Uber warns it may not make a profit in IPO documents
Uber, the ride-sharing app and delivery business, has warned it “may not achieve profitability” as it finally released details of its plan to float.
It will list its shares on the New York Stock Exchange, in a deal likely to value the US firm at about $100bn (£76.5bn). Uber said that its most recent annual sales rose to $11.2bn and losses narrowed to $3bn.
But it also expects operating expenses to “increase significantly”.
The company did not disclose how it will price its shares when it begins selling them to public investors on the stock exchange.
However, it has been reported that they may be valued at between $48 and $55 each, potentially giving the 10-year old firm a value of up to $100bn, making it the biggest initial public offering this year.
Uber is also expected to raise about $10bn through the flotation.
Chief executive Dara Khosrowshahi, who replaced Uber co-founder Travis Kalanick, said in a letter: “Over the past 18 months, we have improved our governance and board oversight; built a stronger and more cohesive management team; and made the changes necessary to ensure our company culture rewards teamwork and encourages employees to commit for the long term.”
When Mr Khosrowshahi took over as chief executive in 2017, the company was struggling to recover from a number of scandals, including a toxic work environment that was exposed by former Uber engineer Susan Fowler.
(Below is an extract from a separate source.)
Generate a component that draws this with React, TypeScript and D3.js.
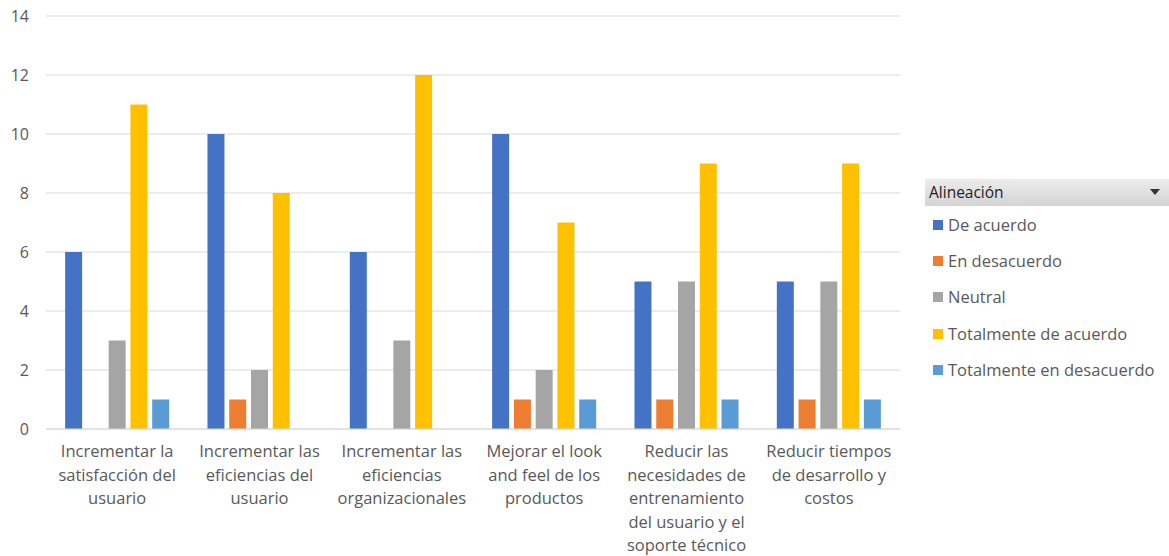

It has also faced numerous legal issues, including whether the people who work for the company are classed as staff and are therefore entitled to holiday pay, paid rest breaks and the minimum wage.
Uber is one of a number of so-called unicorns – private investor-backed companies worth $1bn or more – that are planning initial public offerings this year.
However, there are questions about investor appetite for these companies, which have attracted high valuations in the private market, but are yet to make a profit.
Uber’s smaller rival, Lyft, was the first of the group to float, but since listing at the end of March, its share price has fallen by 15.2% to $61.
Meanwhile, Pinterest, the virtual scrapbook, has priced its shares at between $15 and $17 each, valuing the firm at as much as $11.3bn which is below its $12bn valuation in its most recent private funding round in 2017.